Devin Street (6'3, 198) is a lesser version of Donte Moncrief.

Cody Hoffman (6'4, 223) is another big body, but unlike the previous guys he's more of a skilled prospect with limited physical talent. He's a plodder that doesn't elevate particularly well, and really struggles with bringing down balls when he has to leap for them. That limits the advantages of his height. He catches the ball well otherwise, and could carve out a role in the slot working the middle of the field and seams.

Quincy Enunwa is yet another guy who has nice size at 6'2 225lb, but looks very stiff on tape and doesn't catch particularly well. Likely to have special teams value and will need it to stick long enough to justify taking up a WR roster spot.

Honorable mentions - The 25 players listed above are they guys I've watched at least a little of and feel confident in my read on them. There are two other guys, Jeff Janis (6'3, 219) and Kevin Norwood (6'2, 198), that I wanted to include but wasn't able to without more tape. Janis is a freak physically and racked up numbers at Saginaw Valley St. I was only able to find highlight videos of him, and truth be told I wasn't as impressed as I'd hoped to be. Big time body catcher and he looked less dynamic than I had hoped. He housed a bunch of catches, but you kind of expect that with the competition he played against. Still, the numbers he put up at the combine are jaw dropping for his size. He's a very raw prospect, but there is a lot to work with. My minimally informed guess would put him somewhere in tier 5.

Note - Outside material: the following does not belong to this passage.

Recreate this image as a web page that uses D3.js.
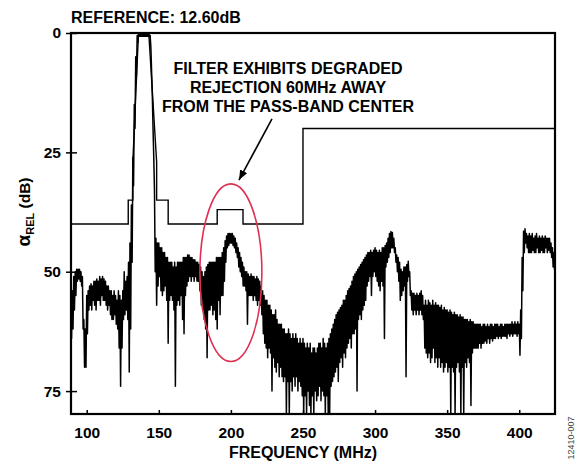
<!DOCTYPE html>
<html>
<head>
<meta charset="utf-8">
<script src="https://d3js.org/d3.v7.min.js"></script>
<style>
  body { margin: 0; background: #fff; }
  text { font-family: "Liberation Sans", Arial, sans-serif; }
  .tick text { font-weight: bold; font-size: 15.5px; fill: #000; }
</style>
</head>
<body>
<script>
// spectrum trace, 1 MHz bins from startFreq; upper and lower edge of the noisy trace (dB below reference)
var startFreq = 89;
var traceHi = [
  57,54,51,50,49.5,49.5,49.5,50,51,60,
  62,55,54,53,52.5,53,52,52,51.5,52,
  51,51.5,51,51.5,52,53,53,54,54,55,
  54,55,56,54,55,56,54,50,52,51,
  48,44,36,26,15,5,0.5,0,0,0,
  0,0,0,0,0,0.5,8,20,33,43,
  44,44,45,45,46,46,47,47,48,48,
  48,49,48,49,48,48,48,48,47,47,
  47,46.5,46.5,47,47,47.5,47.5,48,48,48.5,
  49,50,51,50,49,48.5,48,48,48,48,
  48,47,47,47,47,46,45,43.5,42.5,42,
  42,42,42,42.5,43,44,45,46,47,48,
  49,50,50,50.5,51,50.5,51,51,51.5,51,
  51.5,52,53,54,55,56,56,57,57,58,
  59,59,58,60,61,61,61,62,62,63,
  63,62,63,64,63,64,63,64,65,64,
  65,64,65,66,65,66,65,67,66,66,
  67,66,65,65,66,64,65,66,65,64,
  63,62,61,60,59,58.5,58,57.5,57,56,
  56,55,54,53.5,53,52,51,50.5,50,49.5,
  49,48.5,48,47.5,47,46.5,46,46,45.5,46,
  45.5,45,45.5,46,45.5,46,45,45,44.5,44,
  43,42,41.6,41.8,43,45,46.5,47,48,49.5,
  50,49,49,48.5,47.8,50,54,54.5,54.5,55,
  54.5,55,54.5,54,55,57,56,57,56,56.5,
  57,56,57,56.5,57,57,57.5,57,58,57.5,
  58,58,58.5,58,58.5,59,58.5,59,59,59.5,
  59,59.5,59.5,60,60,60,60.5,60,60.5,60.5,
  61,61,61,61,61,61.5,61,61,61.5,61,
  61.5,61,61,61.5,61,61,61,61.5,61,61,
  61.5,61,61,61,61,61,60.5,61,60.5,61,
  60.5,61,58,47,41.5,41,42,42.5,42,42.5,
  42,43,42.5,42,43,42.5,43,42.5,43,42.5,
  43,43,43,44,45,46,46
];
var traceLo = [
  64,62,58,55,52,51.5,52,53,62,70,
  70,63,58,57,58,56,57,58,56,56,
  57,55,56,56,57,58,57,59,60,60,
  59,61,62,66,74,66,60,59,58,60,
  71,62,48,32,20,9,2,0.6,0.6,0.6,
  0.6,0.6,0.6,0.6,0.8,3,13,26,50,57,
  53,51,54,55,54,53,56,65,56,55,
  56,58,74,57,56,57,55,60,63,55,
  53,52,51,52,51,52,51,52,52,54,
  57,58,60,62,68,58,58,57,59,58,
  60,62,56,59,55,55,52,48,45,44.5,
  44,44,44.5,45,46,47,49,50,51,53,
  53,54,61,55,55,55,56,55,56,57,
  56,57,59,63,65,66,68,66,67,75,
  68,70,71,69,72,70,72,73,72,80,
  73,80,73,75,72,74,72,75,73,74,
  76,80,76,80,75,78,80,76,80,75,
  77,76,74,77,75,76,80,76,80,80,
  74,73,72,71,70,73,69,68,70,67,
  68,66,65,64,66,63,63,62,75,60,
  59,60,58,57,56,53,52,51,55,51,
  50,51,52,53,54,52,53,64,49,48,
  47,46,45,45,46,48,50,52,56,55,
  54,53,72,52,51,55,58,59,58,59,
  58,59,58,59,60,66,67,68,67,69,
  68,66,69,68,70,68,70,69,71,70,
  69,71,70,80,70,71,80,70,69,71,
  80,70,80,69,70,68,69,78,67,66,
  66,66,66,65,66,65,65,64.5,65,64,
  65,64,64.5,64,64,63.5,64,63.5,64,63.5,
  63.5,63.5,64,63,63.5,63,63.5,63,63,63.5,
  63,67.5,64,54,46,44,45,46,46,46,
  45.5,46,46,45,46,46,45.5,46,46,45,
  46,45.5,46,47,49,49.6,49
];

// limit mask (step line)
var maskFreq = [89, 128.8, 128.8, 132, 132, 135.8, 143.2, 148.5, 148.5, 156.5, 156.5, 190.5, 190.5, 208.4, 208.4, 250, 250, 425];
var maskDb   = [40, 40, 35, 35, 27, 0.7, 0.7, 27, 35, 35, 40, 40, 37, 37, 40, 40, 20, 20];

var xTicks = [100, 150, 200, 250, 300, 350, 400];
var yTicks = [0, 25, 50, 75];

var noteLines = ["FILTER EXHIBITS DEGRADED", "REJECTION 60MHz AWAY", "FROM THE PASS-BAND CENTER"];

var margin = {top: 33, right: 22, bottom: 53, left: 71},
  width = 577 - margin.left - margin.right,
  height = 467 - margin.top - margin.bottom;

var x = d3.scaleLinear().domain([89.1, 424.8]).range([0, width]);
var y = d3.scaleLinear().domain([0, 79.8]).range([0, height]);

var svg = d3.select("body").append("svg").
  attr("width", 577).
  attr("height", 467);

var defs = svg.append("defs");
defs.append("clipPath").attr("id", "plotclip").
  append("rect").attr("width", width).attr("height", height);
defs.append("marker").
  attr("id", "head").
  attr("viewBox", "0 0 10 8").
  attr("refX", 10).attr("refY", 4).
  attr("markerWidth", 10).attr("markerHeight", 8).
  attr("markerUnits", "userSpaceOnUse").
  attr("orient", "auto").
  append("path").attr("d", "M0,0L10,4L0,8Z").attr("fill", "#000");

var g = svg.append("g").
  attr("transform", "translate(" + margin.left + "," + margin.top + ")");

// trace: zigzag between upper and lower edge of each bin
var pts = [];
traceHi.forEach(function (v, i) {
  pts.push([startFreq + i, v]);
  pts.push([startFreq + i + 0.5, traceLo[i]]);
});

var line = d3.line().
  x(function (d) { return x(d[0]); }).
  y(function (d) { return y(d[1]); });

var plot = g.append("g").attr("clip-path", "url(#plotclip)");

plot.append("path").
  datum(maskFreq.map(function (f, i) { return [f, maskDb[i]]; })).
  attr("d", line).
  attr("fill", "none").
  attr("stroke", "#000").
  attr("stroke-width", 1.4);

plot.append("path").
  datum(pts).
  attr("d", line).
  attr("fill", "none").
  attr("stroke", "#000").
  attr("stroke-width", 1.5).
  attr("stroke-linejoin", "round");

// red ring round the 200MHz bump
plot.append("ellipse").
  attr("cx", x(200)).
  attr("cy", y(50.2)).
  attr("rx", x(221.5) - x(200)).
  attr("ry", y(68.8) - y(50.2)).
  attr("fill", "none").
  attr("stroke", "#e0304f").
  attr("stroke-width", 1.6);

// frame
g.append("rect").
  attr("width", width).attr("height", height).
  attr("fill", "none").
  attr("stroke", "#000").
  attr("stroke-width", 2.2);

var xAxis = d3.axisBottom(x).tickValues(xTicks).tickSize(-4).tickPadding(13);
var yAxis = d3.axisLeft(y).tickValues(yTicks).tickSize(5).tickPadding(5);

var gx = g.append("g").attr("transform", "translate(0," + height + ")").call(xAxis);
gx.select(".domain").remove();
gx.selectAll(".tick line").attr("stroke-width", 1.5).attr("y1", 1);

var gy = g.append("g").call(yAxis);
gy.select(".domain").remove();
gy.selectAll(".tick line").attr("stroke-width", 1.5).attr("x1", -5).attr("x2", 6);

// arrow
g.append("line").
  attr("x1", x(228.5)).attr("y1", y(18.0)).
  attr("x2", x(205.6)).attr("y2", y(30.8)).
  attr("stroke", "#000").
  attr("stroke-width", 1.6).
  attr("marker-end", "url(#head)");

svg.append("text").
  attr("x", 71).attr("y", 23).
  attr("font-size", 16).attr("font-weight", "bold").
  text("REFERENCE: 12.60dB");

svg.selectAll(".note").data(noteLines).enter().append("text").
  attr("class", "note").
  attr("x", 288).
  attr("y", function (d, i) { return 74 + i * 19; }).
  attr("text-anchor", "middle").
  attr("font-size", 16).attr("font-weight", "bold").
  text(function (d) { return d; });

svg.append("text").
  attr("x", 303).attr("y", 458).
  attr("text-anchor", "middle").
  attr("font-size", 16).attr("font-weight", "bold").
  text("FREQUENCY (MHz)");

var yt = svg.append("text").
  attr("transform", "translate(30,212) rotate(-90)").
  attr("text-anchor", "middle").
  attr("font-size", 15.5).attr("font-weight", "bold");
yt.append("tspan").attr("font-size", 19).text("α");
yt.append("tspan").attr("font-size", 11).attr("dy", 4).text("REL");
yt.append("tspan").attr("dy", -4).text(" (dB)");

svg.append("text").
  attr("transform", "translate(574,438) rotate(-90)").
  attr("text-anchor", "middle").
  attr("font-size", 9).
  attr("fill", "#444").
  text("12410-007");
</script>
</body>
</html>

Norwood has nice size, good measurables, and once did this. From what little I've seen, he reminds me a bit of Mike Williams (Tampa's, not BMW). My minimally informed guess would have him between tiers 4 and 5.

Conclusion - This draft is deep as hell at WR, and I'm drooling over the top two guys. Teams are going to have to be smart about how they match prospect to scheme, but assuming guys are used correctly there should be a lot of production out of this class. My guess is that Seattle will be interested in the following guys (in no particular order, and not including the top 4): Adams, Bryant, Cooks, Moncrief, Norwood, Janis, Street.